- WRITTEN REQUEST:
Omit all images, then return the remaining material exactly as it stands.

- GIVEN MATERIAL:

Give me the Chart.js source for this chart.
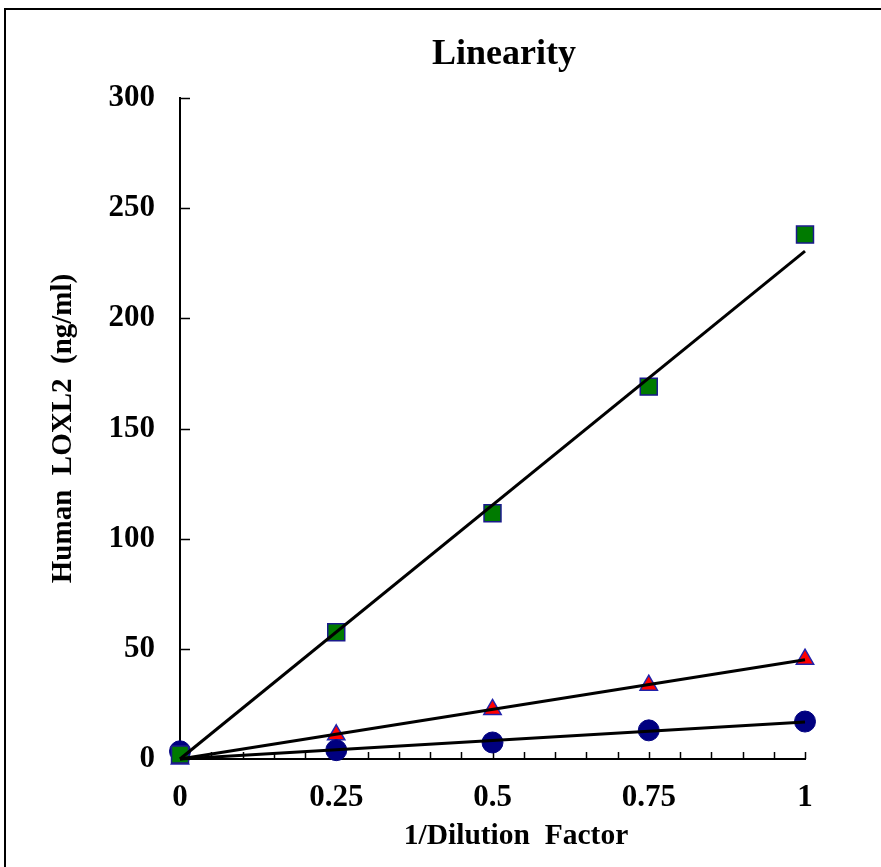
<!DOCTYPE html>
<html lang="en">
<head>
    <meta charset="UTF-8">
    <title>Linearity</title>
    <script src="https://cdn.jsdelivr.net/npm/chart.js"></script>
    <style>
        html, body { margin: 0; padding: 0; background: #fff; }
        #wrap { width: 881px; height: 867px; position: relative; }
    </style>
</head>
<body>
    <div id="wrap"><canvas id="linearityChart" width="881" height="867"></canvas></div>

    <script>
        // dilution points (x) and measured values per sample
        const dilution = [0, 0.25, 0.5, 0.75, 1];
        const squares = [2, 57.5, 111.5, 169, 238];
        const triangles = [0, 11, 22.5, 33.5, 45.3];
        const circles = [3.5, 4, 7.5, 13, 17];

        // fitted lines (value at x = 0 and x = 1)
        const fitX = [0, 1];
        const fitSquares = [0, 230.5];
        const fitTriangles = [0, 45];
        const fitCircles = [0, 16.8];

        const xTickLabels = ['0', '0.25', '0.5', '0.75', '1'];
        const yTicks = [0, 50, 100, 150, 200, 250, 300];

        const toPoints = (xs, ys) => xs.map((x, i) => ({ x: x, y: ys[i] }));
        const serif = '"Liberation Serif", "Times New Roman", serif';

        const fitLine = (ys) => ({
            data: toPoints(fitX, ys),
            showLine: true,
            borderColor: '#000',
            borderWidth: 3,
            pointRadius: 0,
            clip: false
        });

        // frame, titles and inward tick marks
        const decor = {
            id: 'decor',
            beforeDatasetsDraw(chart) {
                const ctx = chart.ctx;
                const x = chart.scales.x, y = chart.scales.y;
                const area = chart.chartArea;
                ctx.save();
                ctx.strokeStyle = '#000';
                ctx.lineWidth = 1.5;
                ctx.beginPath();
                x.ticks.forEach(t => {
                    const px = Math.round(x.getPixelForValue(t.value)) + 0.5;
                    ctx.moveTo(px, area.bottom);
                    ctx.lineTo(px, area.bottom - 7);
                });
                y.ticks.forEach(t => {
                    const py = Math.round(y.getPixelForValue(t.value)) + 0.5;
                    ctx.moveTo(area.left, py);
                    ctx.lineTo(area.left + 10, py);
                });
                ctx.stroke();
                ctx.restore();
            },
            afterDraw(chart) {
                const ctx = chart.ctx;
                ctx.save();
                ctx.strokeStyle = '#000';
                ctx.lineWidth = 2;
                ctx.strokeRect(5, 9, 1000, 1000);
                ctx.fillStyle = '#000';
                ctx.textAlign = 'center';
                ctx.textBaseline = 'middle';
                ctx.font = 'bold 36px ' + serif;
                ctx.fillText('Linearity', 504, 55);
                ctx.font = 'bold 29.5px ' + serif;
                ctx.fillText('1/Dilution  Factor', 516, 836);
                ctx.restore();
            }
        };

        new Chart(document.getElementById('linearityChart'), {
            type: 'scatter',
            data: {
                datasets: [
                    fitLine(fitSquares),
                    fitLine(fitTriangles),
                    fitLine(fitCircles),
                    {
                        data: toPoints(dilution, squares),
                        pointStyle: 'rect',
                        pointRadius: 12,
                        backgroundColor: '#007a00',
                        borderColor: '#1a1a8c',
                        borderWidth: 1.5,
                        clip: false
                    },
                    {
                        data: toPoints(dilution, circles),
                        pointStyle: 'circle',
                        pointRadius: 10.5,
                        backgroundColor: '#000080',
                        borderColor: '#000080',
                        borderWidth: 1,
                        clip: false
                    },
                    {
                        data: toPoints(dilution, triangles),
                        pointStyle: 'triangle',
                        pointRadius: 10,
                        backgroundColor: '#ff0000',
                        borderColor: '#2222aa',
                        borderWidth: 1.5,
                        clip: false
                    }
                ]
            },
            options: {
                responsive: false,
                animation: false,
                events: [],
                layout: { padding: { top: 98, right: 76, left: 0, bottom: 0 } },
                plugins: {
                    legend: { display: false },
                    tooltip: { enabled: false }
                },
                scales: {
                    x: {
                        type: 'linear',
                        min: 0,
                        max: 1,
                        afterFit: s => { s.height = 108; },
                        grid: { display: true, drawOnChartArea: false, drawTicks: false },
                        border: { display: true, color: '#000', width: 2 },
                        ticks: {
                            stepSize: 0.05,
                            autoSkip: false,
                            maxRotation: 0,
                            padding: 20,
                            color: '#000',
                            font: { family: serif, size: 31, weight: 'bold' },
                            callback: v => {
                                const q = v * 4;
                                if (Math.abs(q - Math.round(q)) > 1e-6) return '';
                                return xTickLabels[Math.round(q)];
                            }
                        },
                        title: { display: false }
                    },
                    y: {
                        min: 0,
                        max: 300,
                        afterFit: s => { s.width = 180; },
                        afterBuildTicks: s => { s.ticks = yTicks.map(v => ({ value: v })); },
                        grid: { display: true, drawOnChartArea: false, drawTicks: false },
                        border: { display: true, color: '#000', width: 2 },
                        ticks: {
                            padding: 25,
                            color: '#000',
                            font: { family: serif, size: 31, weight: 'bold' }
                        },
                        title: {
                            display: true,
                            text: 'Human  LOXL2  (ng/ml)',
                            color: '#000',
                            font: { family: serif, size: 29, weight: 'bold' },
                            padding: { top: 46, bottom: 0 }
                        }
                    }
                }
            },
            plugins: [decor]
        });
    </script>
</body>
</html>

- FINAL ANSWER:
Give me the Chart.js source for this chart.
<!DOCTYPE html>
<html lang="en">
<head>
    <meta charset="UTF-8">
    <title>Linearity</title>
    <script src="https://cdn.jsdelivr.net/npm/chart.js"></script>
    <style>
        html, body { margin: 0; padding: 0; background: #fff; }
        #wrap { width: 881px; height: 867px; position: relative; }
    </style>
</head>
<body>
    <div id="wrap"><canvas id="linearityChart" width="881" height="867"></canvas></div>

    <script>
        // dilution points (x) and measured values per sample
        const dilution = [0, 0.25, 0.5, 0.75, 1];
        const squares = [2, 57.5, 111.5, 169, 238];
        const triangles = [0, 11, 22.5, 33.5, 45.3];
        const circles = [3.5, 4, 7.5, 13, 17];

        // fitted lines (value at x = 0 and x = 1)
        const fitX = [0, 1];
        const fitSquares = [0, 230.5];
        const fitTriangles = [0, 45];
        const fitCircles = [0, 16.8];

        const xTickLabels = ['0', '0.25', '0.5', '0.75', '1'];
        const yTicks = [0, 50, 100, 150, 200, 250, 300];

        const toPoints = (xs, ys) => xs.map((x, i) => ({ x: x, y: ys[i] }));
        const serif = '"Liberation Serif", "Times New Roman", serif';

        const fitLine = (ys) => ({
            data: toPoints(fitX, ys),
            showLine: true,
            borderColor: '#000',
            borderWidth: 3,
            pointRadius: 0,
            clip: false
        });

        // frame, titles and inward tick marks
        const decor = {
            id: 'decor',
            beforeDatasetsDraw(chart) {
                const ctx = chart.ctx;
                const x = chart.scales.x, y = chart.scales.y;
                const area = chart.chartArea;
                ctx.save();
                ctx.strokeStyle = '#000';
                ctx.lineWidth = 1.5;
                ctx.beginPath();
                x.ticks.forEach(t => {
                    const px = Math.round(x.getPixelForValue(t.value)) + 0.5;
                    ctx.moveTo(px, area.bottom);
                    ctx.lineTo(px, area.bottom - 7);
                });
                y.ticks.forEach(t => {
                    const py = Math.round(y.getPixelForValue(t.value)) + 0.5;
                    ctx.moveTo(area.left, py);
                    ctx.lineTo(area.left + 10, py);
                });
                ctx.stroke();
                ctx.restore();
            },
            afterDraw(chart) {
                const ctx = chart.ctx;
                ctx.save();
                ctx.strokeStyle = '#000';
                ctx.lineWidth = 2;
                ctx.strokeRect(5, 9, 1000, 1000);
                ctx.fillStyle = '#000';
                ctx.textAlign = 'center';
                ctx.textBaseline = 'middle';
                ctx.font = 'bold 36px ' + serif;
                ctx.fillText('Linearity', 504, 55);
                ctx.font = 'bold 29.5px ' + serif;
                ctx.fillText('1/Dilution  Factor', 516, 836);
                ctx.restore();
            }
        };

        new Chart(document.getElementById('linearityChart'), {
            type: 'scatter',
            data: {
                datasets: [
                    fitLine(fitSquares),
                    fitLine(fitTriangles),
                    fitLine(fitCircles),
                    {
                        data: toPoints(dilution, squares),
                        pointStyle: 'rect',
                        pointRadius: 12,
                        backgroundColor: '#007a00',
                        borderColor: '#1a1a8c',
                        borderWidth: 1.5,
                        clip: false
                    },
                    {
                        data: toPoints(dilution, circles),
                        pointStyle: 'circle',
                        pointRadius: 10.5,
                        backgroundColor: '#000080',
                        borderColor: '#000080',
                        borderWidth: 1,
                        clip: false
                    },
                    {
                        data: toPoints(dilution, triangles),
                        pointStyle: 'triangle',
                        pointRadius: 10,
                        backgroundColor: '#ff0000',
                        borderColor: '#2222aa',
                        borderWidth: 1.5,
                        clip: false
                    }
                ]
            },
            options: {
                responsive: false,
                animation: false,
                events: [],
                layout: { padding: { top: 98, right: 76, left: 0, bottom: 0 } },
                plugins: {
                    legend: { display: false },
                    tooltip: { enabled: false }
                },
                scales: {
                    x: {
                        type: 'linear',
                        min: 0,
                        max: 1,
                        afterFit: s => { s.height = 108; },
                        grid: { display: true, drawOnChartArea: false, drawTicks: false },
                        border: { display: true, color: '#000', width: 2 },
                        ticks: {
                            stepSize: 0.05,
                            autoSkip: false,
                            maxRotation: 0,
                            padding: 20,
                            color: '#000',
                            font: { family: serif, size: 31, weight: 'bold' },
                            callback: v => {
                                const q = v * 4;
                                if (Math.abs(q - Math.round(q)) > 1e-6) return '';
                                return xTickLabels[Math.round(q)];
                            }
                        },
                        title: { display: false }
                    },
                    y: {
                        min: 0,
                        max: 300,
                        afterFit: s => { s.width = 180; },
                        afterBuildTicks: s => { s.ticks = yTicks.map(v => ({ value: v })); },
                        grid: { display: true, drawOnChartArea: false, drawTicks: false },
                        border: { display: true, color: '#000', width: 2 },
                        ticks: {
                            padding: 25,
                            color: '#000',
                            font: { family: serif, size: 31, weight: 'bold' }
                        },
                        title: {
                            display: true,
                            text: 'Human  LOXL2  (ng/ml)',
                            color: '#000',
                            font: { family: serif, size: 29, weight: 'bold' },
                            padding: { top: 46, bottom: 0 }
                        }
                    }
                }
            },
            plugins: [decor]
        });
    </script>
</body>
</html>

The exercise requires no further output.